Dubai’s role in facilitating corruption and global illicit financial flows

On 2 November 2020, Italian Member of the European Parliament (MEP) Fulvio Martusciello of the Group of the European People’s Party (Christian Democrats) posed a written parliamentary question to the European Commission:

“In 2019, the Council removed the United Arab Emirates (UAE) from the EU’s list of non-cooperative jurisdictions for tax purposes.

The UAE is a regional trade hub and Dubai is a global financial centre. In 2018, Europe accounted for 19 % of Dubai’s non-oil trade. EU-UAE relations are getting closer, which brings an even higher risk of trade-based money laundering.

In July 2020, the Carnegie Endowment for International Peace published its report ‘Dubai’s Role in Facilitating Corruption and Global Illicit Financial Flows’. It mentions European money launderers, which operate through or from Dubai, as a major area of concern.

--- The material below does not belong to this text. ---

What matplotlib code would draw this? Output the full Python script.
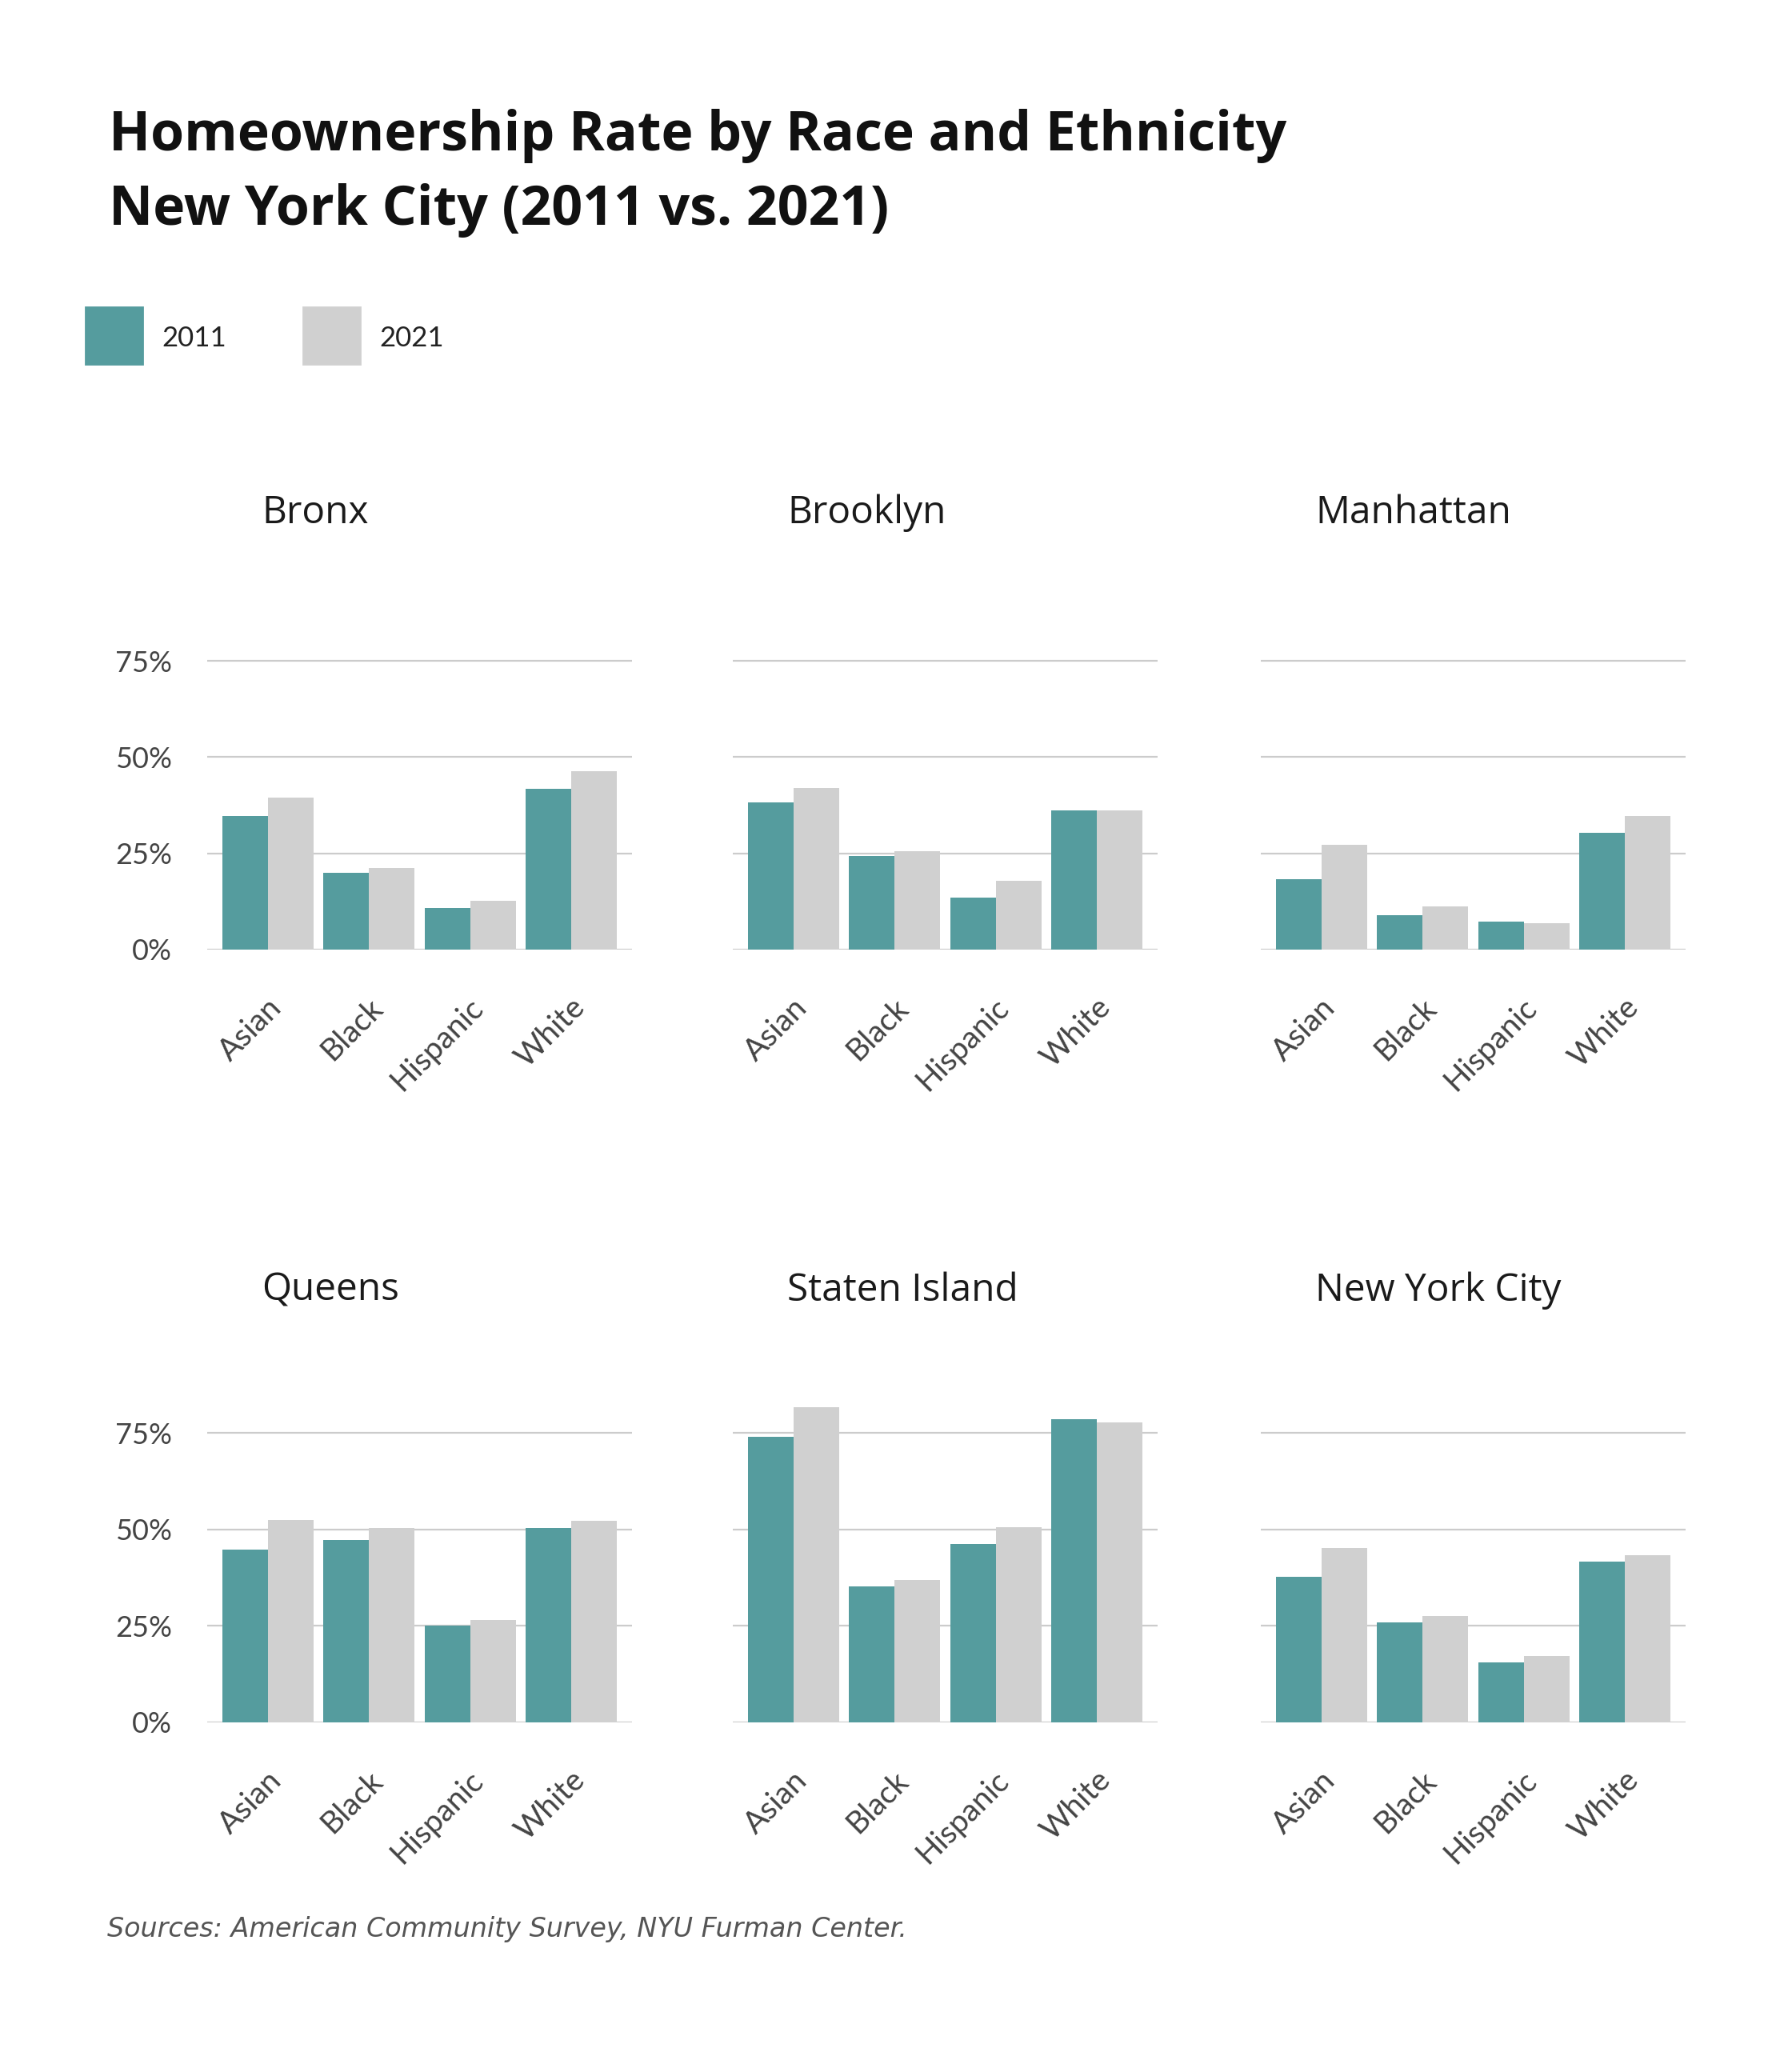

It also underlines the lack of interest of both Emirati leaders and the international community towards the administrative loopholes and weak enforcement practices that make Dubai a globally attractive destination for dirty money.

1. Is the Commission aware of the content, facts, and risks presented in the Carnegie Endowment’s Report on Dubai?

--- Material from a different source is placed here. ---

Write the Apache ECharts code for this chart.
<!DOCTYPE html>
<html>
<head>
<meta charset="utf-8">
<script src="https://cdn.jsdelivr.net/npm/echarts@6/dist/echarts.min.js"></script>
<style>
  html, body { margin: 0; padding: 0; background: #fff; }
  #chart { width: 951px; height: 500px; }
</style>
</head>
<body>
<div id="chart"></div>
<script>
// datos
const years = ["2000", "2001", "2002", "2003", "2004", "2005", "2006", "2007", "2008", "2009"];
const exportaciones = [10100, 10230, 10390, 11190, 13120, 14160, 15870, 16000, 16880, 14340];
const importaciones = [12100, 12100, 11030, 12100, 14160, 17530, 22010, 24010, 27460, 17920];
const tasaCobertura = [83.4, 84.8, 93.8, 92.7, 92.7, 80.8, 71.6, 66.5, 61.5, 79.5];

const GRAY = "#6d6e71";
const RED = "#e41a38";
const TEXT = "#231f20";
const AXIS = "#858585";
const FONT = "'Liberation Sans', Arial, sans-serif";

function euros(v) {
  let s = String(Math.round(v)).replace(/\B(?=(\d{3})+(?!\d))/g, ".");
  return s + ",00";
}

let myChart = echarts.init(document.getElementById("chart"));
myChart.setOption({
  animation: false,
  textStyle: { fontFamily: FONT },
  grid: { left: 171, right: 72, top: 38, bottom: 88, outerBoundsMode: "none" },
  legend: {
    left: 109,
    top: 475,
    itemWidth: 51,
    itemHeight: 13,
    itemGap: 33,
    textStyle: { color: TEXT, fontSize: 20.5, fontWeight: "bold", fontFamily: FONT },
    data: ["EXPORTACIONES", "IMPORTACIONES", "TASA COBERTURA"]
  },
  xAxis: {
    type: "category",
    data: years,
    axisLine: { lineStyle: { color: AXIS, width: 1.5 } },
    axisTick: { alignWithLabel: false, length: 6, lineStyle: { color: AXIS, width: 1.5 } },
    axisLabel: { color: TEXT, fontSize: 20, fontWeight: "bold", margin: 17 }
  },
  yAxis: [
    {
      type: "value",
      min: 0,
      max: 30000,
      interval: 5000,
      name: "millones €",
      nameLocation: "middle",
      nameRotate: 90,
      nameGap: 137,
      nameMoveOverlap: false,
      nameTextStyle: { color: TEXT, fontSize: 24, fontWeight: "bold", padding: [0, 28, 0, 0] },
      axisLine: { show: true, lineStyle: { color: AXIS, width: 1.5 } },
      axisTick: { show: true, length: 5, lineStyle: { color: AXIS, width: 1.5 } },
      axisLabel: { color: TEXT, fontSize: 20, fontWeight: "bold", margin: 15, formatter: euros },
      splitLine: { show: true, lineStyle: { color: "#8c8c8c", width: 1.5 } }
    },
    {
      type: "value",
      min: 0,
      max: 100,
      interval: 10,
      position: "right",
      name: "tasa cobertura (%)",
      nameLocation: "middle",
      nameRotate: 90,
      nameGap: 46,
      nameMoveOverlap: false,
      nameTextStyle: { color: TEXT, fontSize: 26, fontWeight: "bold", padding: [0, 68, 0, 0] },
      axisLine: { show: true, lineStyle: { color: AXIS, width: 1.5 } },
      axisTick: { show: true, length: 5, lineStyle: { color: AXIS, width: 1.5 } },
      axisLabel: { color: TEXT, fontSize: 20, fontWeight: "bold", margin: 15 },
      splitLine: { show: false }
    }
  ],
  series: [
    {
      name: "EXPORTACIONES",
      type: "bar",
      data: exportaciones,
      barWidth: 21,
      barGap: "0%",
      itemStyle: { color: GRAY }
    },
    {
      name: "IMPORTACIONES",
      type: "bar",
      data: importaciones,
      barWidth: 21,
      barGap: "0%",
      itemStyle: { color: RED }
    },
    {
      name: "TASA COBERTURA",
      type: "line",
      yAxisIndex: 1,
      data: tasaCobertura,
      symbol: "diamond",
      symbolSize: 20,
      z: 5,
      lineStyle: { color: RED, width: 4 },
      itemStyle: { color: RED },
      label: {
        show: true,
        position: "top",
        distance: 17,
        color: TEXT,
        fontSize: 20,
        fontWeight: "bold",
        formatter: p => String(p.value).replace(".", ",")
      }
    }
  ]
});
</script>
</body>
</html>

2. Is it considering a special approach for its anti-money laundering (AML) policies towards the UAE, considering the obvious higher risks?

3. If the UAE’s AML and countering the financing of terrorism system continues to prove to be inefficient, is the it reconsidering updating its list of high-risk third countries with regard to AML standards, by including the UAE on this list?”

On 28 January 2021, Financial services, financial stability and Capital Markets Union Commissioner Mairead McGuinness responded on behalf of the European Commission stating: “The European Commission took good note of the Carnegie Endowment for International Peace’s report ‘Dubai’s Role in Facilitating Corruption and Global Illicit Financial Flows’ and its contents.

The European Commission is closely monitoring developments in the United Arab Emirates (UAE) regarding the fight against money laundering and terrorism financing, within the Financial Action Task Force (FATF) process.

The FATF released in April 2020 the mutual evaluation report (MER) on the UAE, which demonstrated several shortcomings in that country’s anti-money laundering and terrorism financing framework.

On the basis of this report, the UAE was referred to the listing process of the FATF International Cooperation Review Group (ICRG) in June 2020, entering into a one-year observation period before FATF assesses its progress in view of a possible listing.

If, at the end of the FATF observation period, the FATF considers that the UAE has not demonstrated sufficient progress and adopts an action plan to remedy the remaining unaddressed deficiencies, the European Commission would also add the UAE to the ‘EU Anti-Money laundering/Combating the Financing of Terrorism (AML/CFT) list’, following its revised methodology (SWD (2020)99) for identifying third countries with strategic deficiencies in their AML/CFT regimes.

The European Commission has already engaged with the UAE authorities to inform them about its methodology for assessing third countries, and the Commission’s legal obligation to identify high-risk third countries under Article 9 of the directive 2018/815.”